APRA keen to avoid home loan and deposit intervention

Bernard Kellerman
The  Australian Prudential Regulation Authority's chairman, Wayne Byres, appeared before the Senate Standing Committee on Economics yesterday and raised "two issues of current interest", namely the prudential regulator's stance on intervention in the mortgage market and the publication of MySuper statistics

First-up, Byres took umbrage at some media comments stemming from the Reserve Bank's Financial Stability Review. Byres asserted that comments on the need for sound lending practices were wrongly interpreted as indicating Australia was "on the verge of macroprudential interventions", such as hard limits on certain types of loans, or minimum deposit requirements for borrowers.

Countering this, he was keen to let the committee know that APRA generally avoided outright prohibitions on activities where possible. He said the agency's philosophy was to encourage institutions to set their own appetite for risk, while creating incentives for prudent lending.

"That is not to say that we would never use the sorts of tools being employed elsewhere, but they are unlikely to be the first ones we reach for," Byres said.

He added that lifting the levels of "supervisory intensity and regulatory requirements" in the face of higher risk activity in the housing market "is not new" to APRA.

"We see it as standard supervision.
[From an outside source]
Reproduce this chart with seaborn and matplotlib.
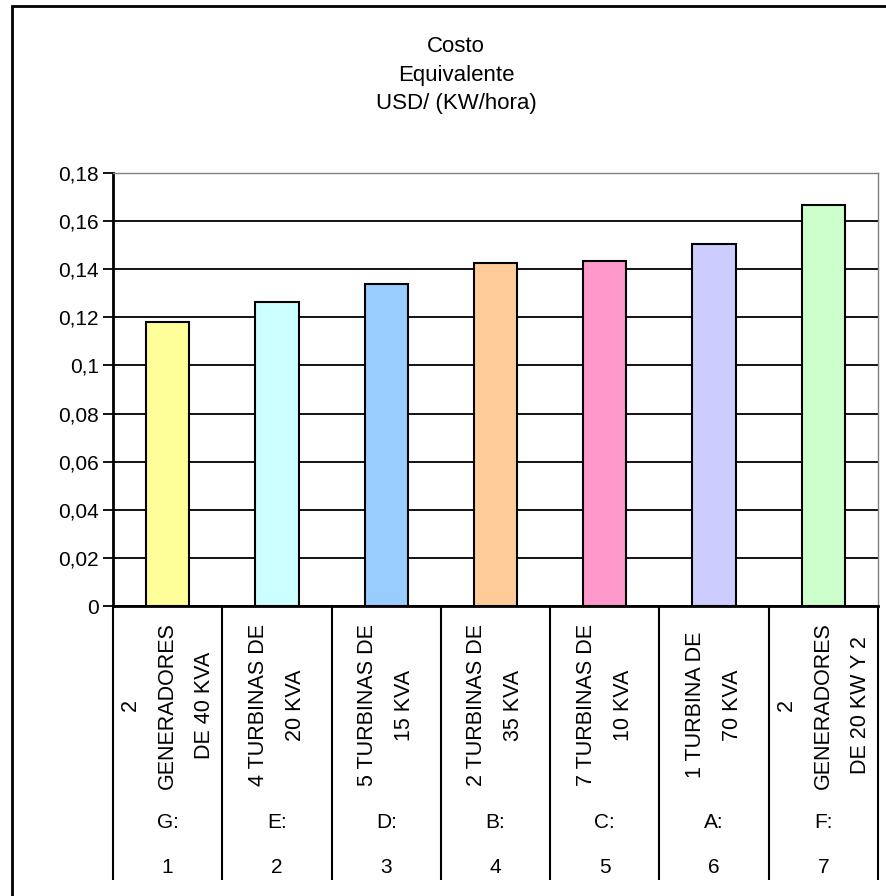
import numpy as np
import matplotlib
matplotlib.use("Agg")
import matplotlib.pyplot as plt
import matplotlib.transforms as mtransforms
from matplotlib.patches import Rectangle
import seaborn as sns

# data
numbers = ["1", "2", "3", "4", "5", "6", "7"]
letters = ["G:", "E:", "D:", "B:", "C:", "A:", "F:"]
names = [
    "2\nGENERADORES\nDE 40 KVA",
    "4 TURBINAS DE\n20 KVA",
    "5 TURBINAS DE\n15 KVA",
    "2 TURBINAS DE\n35 KVA",
    "7 TURBINAS DE\n10 KVA",
    "1 TURBINA DE\n70 KVA",
    "2\nGENERADORES\nDE 20 KW Y 2",
]
costs = [0.118, 0.1262, 0.1339, 0.1426, 0.1435, 0.1504, 0.1668]
colors = ["#FFFF99", "#CCFFFF", "#99CCFF", "#FFCC99", "#FF99CC", "#CCCCFF", "#CCFFCC"]
y_ticks = [0, 0.02, 0.04, 0.06, 0.08, 0.1, 0.12, 0.14, 0.16, 0.18]
y_labels = ["0", "0,02", "0,04", "0,06", "0,08", "0,1", "0,12", "0,14", "0,16", "0,18"]

sns.set_style("white")
plt.rcParams["font.family"] = ["Liberation Sans", "DejaVu Sans"]
plt.rcParams["text.color"] = "black"
plt.rcParams["ytick.color"] = "black"
plt.rcParams["xtick.color"] = "black"

W, H = 886, 896
fig = plt.figure(figsize=(W / 100, H / 100), dpi=100)
ax = fig.add_axes([113 / W, 290 / H, 765 / W, 433 / H])

sns.barplot(x=numbers, y=costs, hue=numbers, palette=colors, legend=False,
            width=0.395, saturation=1, edgecolor="black", linewidth=1.5, ax=ax)

ax.set_xlim(-0.5, len(numbers) - 0.5)
ax.set_ylim(0, 0.18)
ax.set_xlabel("")
ax.set_ylabel("")

# y axis
ax.set_yticks(y_ticks)
ax.set_yticklabels(y_labels, fontsize=15)
ax.tick_params(axis="y", direction="out", length=7, width=1.3, color="black",
               labelcolor="black", pad=3, left=True)
ax.set_axisbelow(True)
ax.yaxis.grid(True, color="black", linewidth=1.3)
ax.yaxis.get_gridlines()[-1].set_visible(False)

# category separators reach down through the label rows
ax.set_xticks(np.arange(-0.5, len(numbers), 1))
ax.set_xticklabels([])
ax.tick_params(axis="x", direction="out", length=197, width=1.5, color="black",
               bottom=True)

for side in ["left", "bottom"]:
    ax.spines[side].set_color("black")
    ax.spines[side].set_linewidth(2)
for side in ["top", "right"]:
    ax.spines[side].set_color("#808080")
    ax.spines[side].set_linewidth(1)

# multi-level category labels
trans = mtransforms.blended_transform_factory(ax.transData, ax.transAxes)
for i in range(len(numbers)):
    ax.text(i, -0.229, names[i], transform=trans, rotation=90, ha="center",
            va="center", multialignment="center", fontsize=15.5, linespacing=2.0)
    ax.text(i, -0.499, letters[i], transform=trans, ha="center", va="center",
            fontsize=15)
    ax.text(i, -0.603, numbers[i], transform=trans, ha="center", va="center",
            fontsize=15)

fig.text(456 / W, 1 - 75 / H, "Costo\nEquivalente\nUSD/ (KW/hora)", ha="center",
         va="center", multialignment="center", fontsize=16, linespacing=1.5)

# chart frame, cut off at the right and bottom edges
fig.add_artist(Rectangle((11.5 / W, -0.05), 1.0, 1.05 - 6.5 / H, transform=fig.transFigure,
                         fill=False, edgecolor="black", linewidth=2))

fig.savefig("out.png", dpi=100)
In the period from 2002 to 2004, for example, there was a similarly strong run-up in house prices, and similar concerns about higher risk lending and emerging imbalances. We're doing now what we did then: collecting additional information, counselling the more aggressive lenders, and seeking assurances from Boards of our lenders that they are actively monitoring lending standards."

Byres told the Committee that APRA "is about to finalise guidance" on sound mortgage lending practice, following a "comprehensive stress test" of the largest lenders.

He also noted that APRA's initial MySuper quarterly statistics were published earlier this month, covering the four quarters ending September 2013 to June 2014, as "part of a much broader and richer suite of superannuation publications that APRA is implementing."

"For MySuper products in particular, it will be some time yet before there is sufficient information available to assess the impact of the reforms on members' outcomes," he said.